Enough of the procrastination; it has been a fine week here in Kigali. The jolly city jollily received U.S. Secretary of Commerce Penny Pritzker and her delegation and held fruitful deliberations with the President and a number of high ranking government officials.

Her visit was a follow-up to the US-Africa Summit that took place in the US in August, 2014.

In a statement following her visit, Pritzker who led a group of top executives comprising of President Obama’s Advisory Council on Doing Business in Africa said Rwanda was chosen as one of two destinations on their first tour because the country is ‘a remarkable success story.’

‘A remarkable success story’ is a phrase that has become synonymous to Rwanda, that, no one disputes. But what is often not pronounced well is the fact that, that remarkable story is a result of the choices that Rwandans have made for themselves along the way.

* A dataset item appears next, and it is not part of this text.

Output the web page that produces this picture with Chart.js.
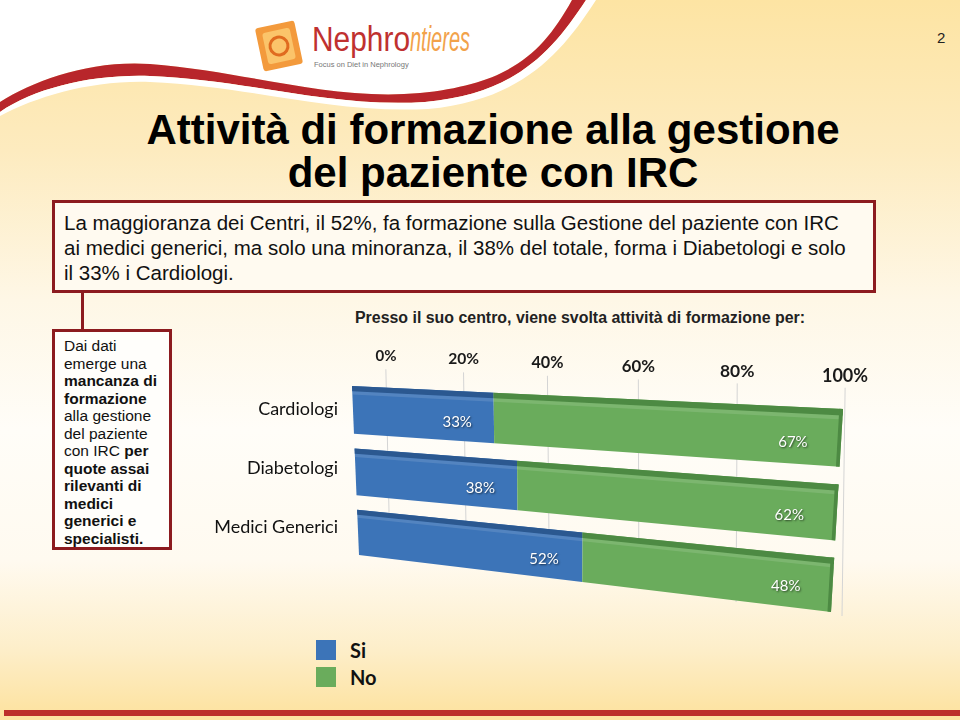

If in 1995 Rwandans said they wanted to have the cleanest city in Africa, the safest country in the world and a place where poverty feels harassed, the ambition would probably have sounded like house-help Sallie’s quest for a Master’s degree holder to marry her.

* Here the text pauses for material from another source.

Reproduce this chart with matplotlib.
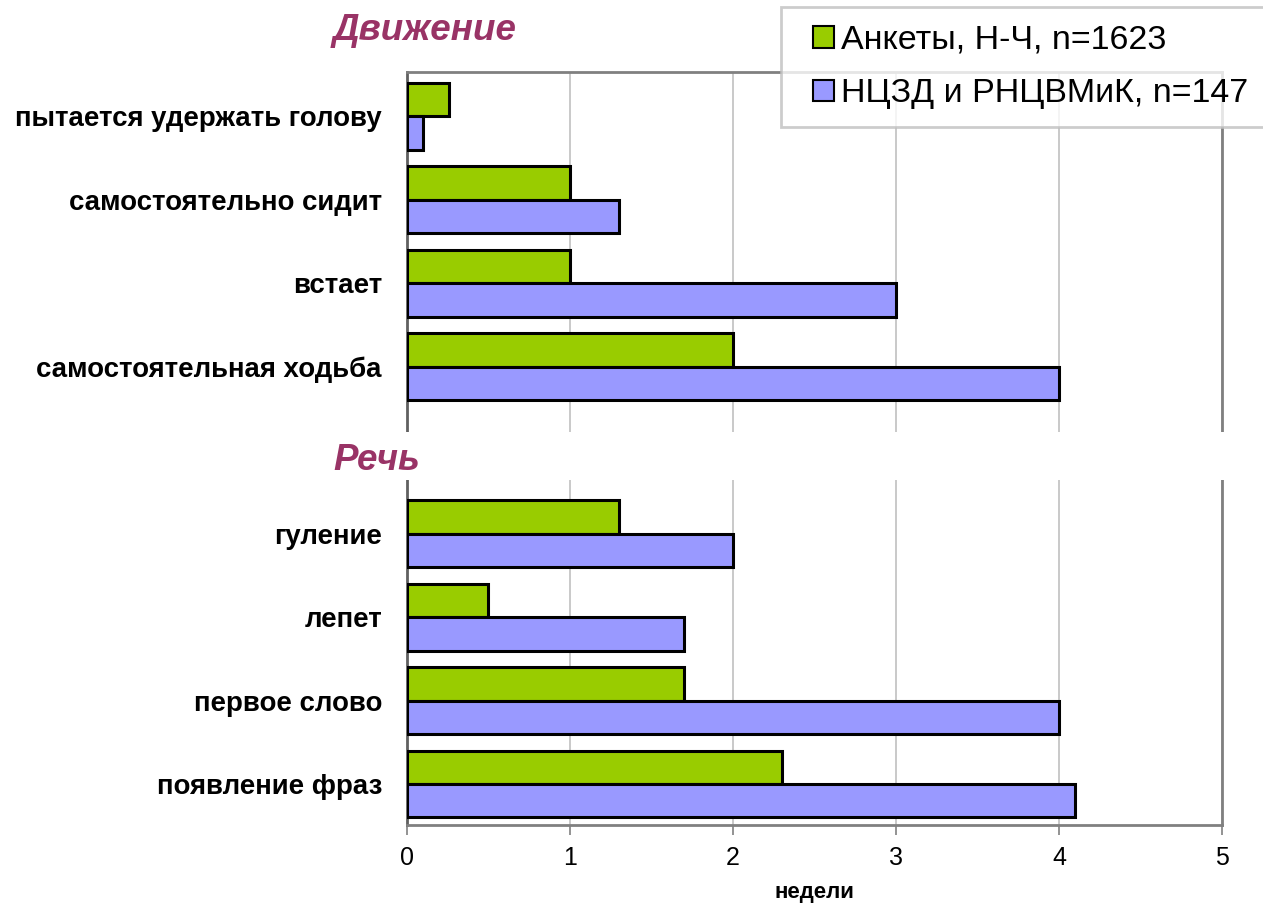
import matplotlib.pyplot as plt
from matplotlib.patches import Rectangle

plt.rcParams['font.family'] = ['Liberation Sans', 'DejaVu Sans']
narrow = ['Liberation Sans Narrow', 'Liberation Sans', 'DejaVu Sans']

labels = ["пытается удержать голову", "самостоятельно сидит", "встает",
          "самостоятельная ходьба", "гуление", "лепет", "первое слово",
          "появление фраз"]
ankety = [0.26, 1.0, 1.0, 2.0, 1.3, 0.5, 1.7, 2.3]
ncz = [0.1, 1.3, 3.0, 4.0, 2.0, 1.7, 4.0, 4.1]
pos = [0, 1, 2, 3, 5, 6, 7, 8]

fig = plt.figure(figsize=(12.63, 9.05), dpi=100)
ax = fig.add_axes([0.3222, 0.0884, 0.6453, 0.832])

h = 0.4
ax.barh([p - h / 2 for p in pos], ankety, height=h, color='#99cc00',
        edgecolor='black', linewidth=2.2, label="Анкеты, Н-Ч, n=1623", zorder=3)
ax.barh([p + h / 2 for p in pos], ncz, height=h, color='#9999ff',
        edgecolor='black', linewidth=2.2, label="НЦЗД и РНЦВМиК, n=147", zorder=3)

ax.set_ylim(8.49, -0.53)
ax.set_xlim(0, 5)
ax.set_yticks(pos)
ax.set_yticklabels(labels, fontsize=19.9, fontweight='bold')
ax.tick_params(axis='y', length=0, pad=18)
ax.set_xticks([0, 1, 2, 3, 4, 5])
ax.tick_params(axis='x', length=7, width=1.2, color='#808080', pad=8)
for t in ax.get_xticklabels():
    t.set_family(narrow)
    t.set_fontsize(18)
ax.xaxis.grid(True, color='#c0c0c0', linewidth=1.2, zorder=0)
ax.set_axisbelow(True)
for side in ['top', 'right', 'bottom']:
    ax.spines[side].set_color('#808080')
    ax.spines[side].set_linewidth(2)
ax.spines['left'].set_color('#606060')
ax.spines['left'].set_linewidth(2)
ax.set_xlabel("недели", fontsize=16, fontweight='bold', labelpad=9, family=narrow)

# white gap between the two sections
ax.add_patch(Rectangle((-0.05, 3.78), 5.1, 0.58, transform=ax.transData,
                       facecolor='white', edgecolor='none', clip_on=False, zorder=10))

fig.text(0.2637, 0.966, "Движение", fontsize=26.5, fontweight='bold', style='italic',
         color='#993366', va='center', ha='left')
fig.text(0.2637, 0.491, "Речь", fontsize=26.5, fontweight='bold', style='italic',
         color='#993366', va='center', ha='left')

leg = fig.legend(loc='upper left', bbox_to_anchor=(0.6184, 0.992), fontsize=24.5,
                 frameon=True, fancybox=False, handlelength=1.05, handleheight=0.6,
                 handletextpad=0.2, borderpad=0.52, labelspacing=0.66,
                 borderaxespad=0)
leg.get_frame().set_edgecolor('#c0c0c0')
leg.get_frame().set_linewidth(2)
for p in leg.get_patches():
    p.set_linewidth(1.5)
    side = p.get_height()
    p.set_x(p.get_x() + p.get_width() - side)
    p.set_width(side)

fig.savefig("out.png", dpi=100)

If the choices of Rwandans in the last twenty years have led to what is described today as ‘remarkable success,’ where then do some people get the notion that their recent decision to remove term limits was aimed at undoing the remarkable achievements of their efforts?

"While we continue to deepen our commercial relationships, our delegation arrived at a challenging moment {when} United States has expressed disappointment that President Kagame has chosen to run for a third term in 2017.

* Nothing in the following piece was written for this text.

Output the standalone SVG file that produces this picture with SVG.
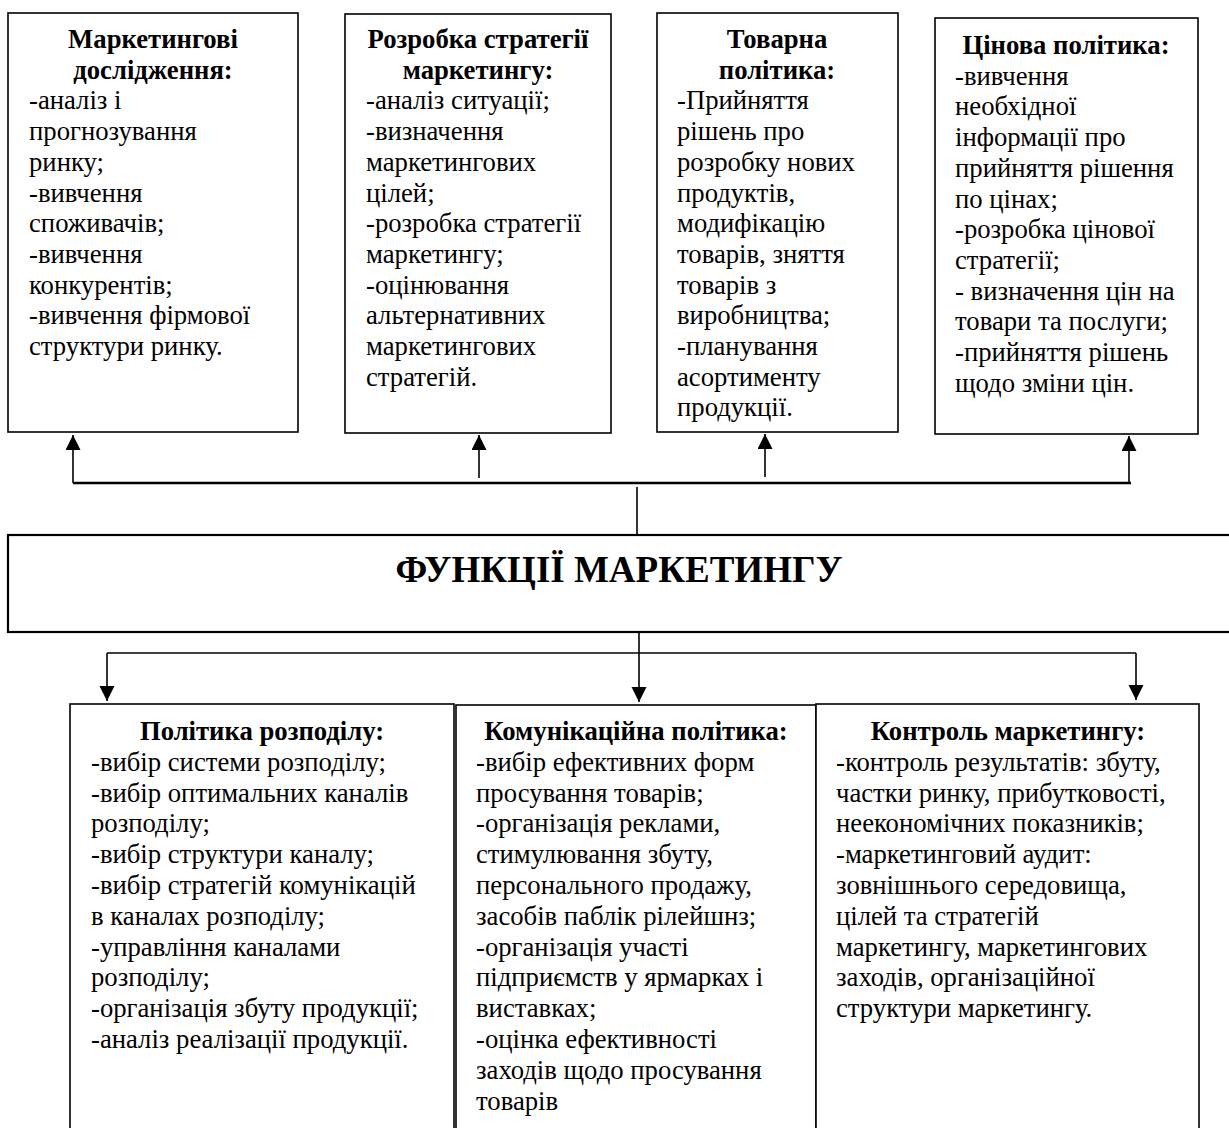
<svg xmlns="http://www.w3.org/2000/svg" width="1229" height="1128" viewBox="0 0 1229 1128">
<style>
.box{fill:#fff;stroke:#000;stroke-width:1.6}
.t{font-family:"Liberation Serif","Times New Roman",serif;font-size:26.7px;fill:#000}
.h{font-weight:bold;text-anchor:middle}
.ln{fill:none;stroke:#000;stroke-width:1.6}
</style>
<defs>
<marker id="ah" markerUnits="userSpaceOnUse" markerWidth="16" markerHeight="16" refX="15" refY="7.5" orient="auto">
<path d="M0,0 L15,7.5 L0,15 Z" fill="#000"/>
</marker>
</defs>
<rect width="1229" height="1128" fill="#fff"/>

<g id="connectors">
<path class="ln" d="M73,483 H1131" style="stroke-width:2.4"/>
<path class="ln" d="M73,483 V435" marker-end="url(#ah)"/>
<path class="ln" d="M479,478 V435" marker-end="url(#ah)"/>
<path class="ln" d="M765,477 V434" marker-end="url(#ah)"/>
<path class="ln" d="M1129,483 V436" marker-end="url(#ah)"/>
<path class="ln" d="M637,487 V535"/>
<path class="ln" d="M639,632 V702" marker-end="url(#ah)"/>
<path class="ln" d="M107,653 H1136"/>
<path class="ln" d="M107,653 V701" marker-end="url(#ah)"/>
<path class="ln" d="M1136,653 V700" marker-end="url(#ah)"/>
</g>

<g id="n1">
<rect class="box" x="8" y="13" width="290" height="419"/>
<text class="t h" x="153" y="48">Маркетингові</text>
<text class="t h" x="153" y="78.7">дослідження:</text>
<text class="t" x="29" y="109.4">-аналіз і</text>
<text class="t" x="29" y="140.1">прогнозування</text>
<text class="t" x="29" y="170.8">ринку;</text>
<text class="t" x="29" y="201.5">-вивчення</text>
<text class="t" x="29" y="232.2">споживачів;</text>
<text class="t" x="29" y="262.9">-вивчення</text>
<text class="t" x="29" y="293.6">конкурентів;</text>
<text class="t" x="29" y="324.3">-вивчення фірмової</text>
<text class="t" x="29" y="355">структури ринку.</text>
</g>

<g id="n2">
<rect class="box" x="345" y="14" width="266" height="419"/>
<text class="t h" x="478" y="48">Розробка стратегії</text>
<text class="t h" x="478" y="78.7">маркетингу:</text>
<text class="t" x="366" y="109.4">-аналіз ситуації;</text>
<text class="t" x="366" y="140.1">-визначення</text>
<text class="t" x="366" y="170.8">маркетингових</text>
<text class="t" x="366" y="201.5">цілей;</text>
<text class="t" x="366" y="232.2">-розробка стратегії</text>
<text class="t" x="366" y="262.9">маркетингу;</text>
<text class="t" x="366" y="293.6">-оцінювання</text>
<text class="t" x="366" y="324.3">альтернативних</text>
<text class="t" x="366" y="355">маркетингових</text>
<text class="t" x="366" y="385.7">стратегій.</text>
</g>

<g id="n3">
<rect class="box" x="657" y="13" width="241" height="419"/>
<text class="t h" x="777" y="48">Товарна</text>
<text class="t h" x="777" y="78.7">політика:</text>
<text class="t" x="677" y="109.4">-Прийняття</text>
<text class="t" x="677" y="140.1">рішень про</text>
<text class="t" x="677" y="170.8">розробку нових</text>
<text class="t" x="677" y="201.5">продуктів,</text>
<text class="t" x="677" y="232.2">модифікацію</text>
<text class="t" x="677" y="262.9">товарів, зняття</text>
<text class="t" x="677" y="293.6">товарів з</text>
<text class="t" x="677" y="324.3">виробництва;</text>
<text class="t" x="677" y="355">-планування</text>
<text class="t" x="677" y="385.7">асортименту</text>
<text class="t" x="677" y="416.4">продукції.</text>
</g>

<g id="n4">
<rect class="box" x="935" y="18" width="263" height="416"/>
<text class="t h" x="1066" y="54">Цінова політика:</text>
<text class="t" x="955" y="84.7">-вивчення</text>
<text class="t" x="955" y="115.4">необхідної</text>
<text class="t" x="955" y="146.1">інформації про</text>
<text class="t" x="955" y="176.8">прийняття рішення</text>
<text class="t" x="955" y="207.5">по цінах;</text>
<text class="t" x="955" y="238.2">-розробка цінової</text>
<text class="t" x="955" y="268.9">стратегії;</text>
<text class="t" x="955" y="299.6">- визначення цін на</text>
<text class="t" x="955" y="330.3">товари та послуги;</text>
<text class="t" x="955" y="361">-прийняття рішень</text>
<text class="t" x="955" y="391.7">щодо зміни цін.</text>
</g>

<g id="center">
<rect class="box" x="8" y="535" width="1240" height="97" style="stroke-width:2.2"/>
<text class="t h" x="619" y="582" style="font-size:37px">ФУНКЦІЇ МАРКЕТИНГУ</text>
</g>

<g id="n5">
<rect class="box" x="70" y="704" width="384" height="450"/>
<text class="t h" x="262" y="740">Політика розподілу:</text>
<text class="t" x="91" y="770.8">-вибір системи розподілу;</text>
<text class="t" x="91" y="801.6">-вибір оптимальних каналів</text>
<text class="t" x="91" y="832.4">розподілу;</text>
<text class="t" x="91" y="863.2">-вибір структури каналу;</text>
<text class="t" x="91" y="894">-вибір стратегій комунікацій</text>
<text class="t" x="91" y="924.8">в каналах розподілу;</text>
<text class="t" x="91" y="955.6">-управління каналами</text>
<text class="t" x="91" y="986.4">розподілу;</text>
<text class="t" x="91" y="1017.2">-організація збуту продукції;</text>
<text class="t" x="91" y="1048">-аналіз реалізації продукції.</text>
</g>

<g id="n6">
<rect class="box" x="456" y="705" width="360" height="450"/>
<text class="t h" x="636" y="740">Комунікаційна політика:</text>
<text class="t" x="476" y="770.8">-вибір ефективних форм</text>
<text class="t" x="476" y="801.6">просування товарів;</text>
<text class="t" x="476" y="832.4">-організація реклами,</text>
<text class="t" x="476" y="863.2">стимулювання збуту,</text>
<text class="t" x="476" y="894">персонального продажу,</text>
<text class="t" x="476" y="924.8">засобів паблік рілейшнз;</text>
<text class="t" x="476" y="955.6">-організація участі</text>
<text class="t" x="476" y="986.4">підприємств у ярмарках і</text>
<text class="t" x="476" y="1017.2">виставках;</text>
<text class="t" x="476" y="1048">-оцінка ефективності</text>
<text class="t" x="476" y="1078.8">заходів щодо просування</text>
<text class="t" x="476" y="1109.6">товарів</text>
</g>

<g id="n7">
<rect class="box" x="816" y="704" width="383" height="450"/>
<text class="t h" x="1008" y="740">Контроль маркетингу:</text>
<text class="t" x="836" y="770.8">-контроль результатів: збуту,</text>
<text class="t" x="836" y="801.6">частки ринку, прибутковості,</text>
<text class="t" x="836" y="832.4">неекономічних показників;</text>
<text class="t" x="836" y="863.2">-маркетинговий аудит:</text>
<text class="t" x="836" y="894">зовнішнього середовища,</text>
<text class="t" x="836" y="924.8">цілей та стратегій</text>
<text class="t" x="836" y="955.6">маркетингу, маркетингових</text>
<text class="t" x="836" y="986.4">заходів, організаційної</text>
<text class="t" x="836" y="1017.2">структури маркетингу.</text>
</g>
</svg>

We believe that respecting established term limits can strengthen democratic institutions and help build a vibrant and free society…,” said Pritzker.

Ms. Pritzker, don’t worry about the politics, just get us those business deals. The same Rwandans who removed term limits in December are the same who established them.

While most things consumed in Rwanda are imported from countries including USA, the constitution is among the few locally manufactured items and citizens are proud of that; one could do with an imported suit but not the rules on when and for how long to wear it.

Fortunately, Pritzker’s statement ended with a fine paragraph.

She said, "the depth of our relationship does not mean we never have disagreements; rather, the depth of our relationship means that we discuss disagreements openly and candidly and we work together to address them.”

Therefore, there is no more space for ‘gunboat diplomacy’ in international relations. The bilateral relationship between rich nations and their developing counterparts should not be defined by threats and rebukes but rather respect and compromise.

Where we have played gunboat diplomacy, the results have been messy. A good example being the statistics issued this week showing that 4.4 million Syrians have fled since the externally fuelled conflict broke out in that country about six years ago.

If the West hadn’t chosen to play gunboat diplomacy with President Assad, the scale of bloodshed and displacements of civilians we have seen would perhaps have been limited.

Also this week, South Sudan rebel leader Riek Machar travelled to Uganda and met President Yoweri Museveni to follow up on two letters he has written to him in the past without response; he also requested the Ugandan leader to help him start a new chapter of peace at home.

The other story was a hoax. Don’t travel to Eritrea on the premise of reports that men there are allowed to marry two women.